We are not the only country importing large quantities of rice. Despite her powerful agricultural sector, China is a net importer of rice as well. We should not relish the prospect of getting into a bidding war with China should the buffer stocks run thin.

Unfortunately, rice cultivation relies on urea for fertilizers. This is a petroleum by-product. The same troubles in the Middle East that squeezed petroleum supplies and forced up the commodity’s prices also limited urea exports and made the fertilizer more expensive.

Since urea supplies have become limited and the commodity’s prices higher, we might expect that our rice yields decline in the next harvests. That is a red flag.
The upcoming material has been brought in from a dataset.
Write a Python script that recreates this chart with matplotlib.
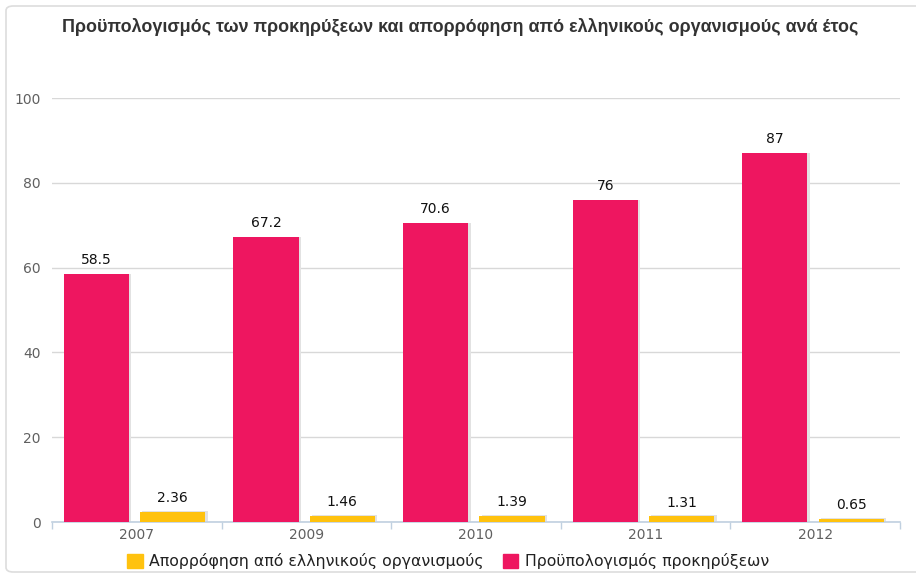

We might have to import more – and with a weaker currency at that.

If we discourage rice importation by setting a price ceiling on retail prices of imported grains, we could face a supply crisis soon. This is something no one relished thinking about.

Over the years, we have accomplished little in improving our rice productivity. Our rice production costs are always higher than others. This is why importing rice has become a profitable activity for traders.

There are structural reasons why our costs for producing rice remain higher. We have not integrated our rice production. Much of our rice is still produced in small landholdings that are resistant to innovation and mechanization. Decades of breaking up landholdings into small “family-sized” plots are taking their toll. We are trapped in subsistence agriculture.

While our neighboring economies are mechanizing in a hurry, including increased use of artificial intelligence, our agriculture remains stagnant. There is such a strong orthodoxy here about keeping farms small rather than encouraging capitalization and integration. As a result, our productivity remains stagnant. We pay a huge price for this.

It is time to “industrialize” our agriculture. But this requires a certain amount of political will among those who govern us.

Our government, for a trillion reasons, labors with very low approval ratings. It has no political capital to embark on an agricultural revolution.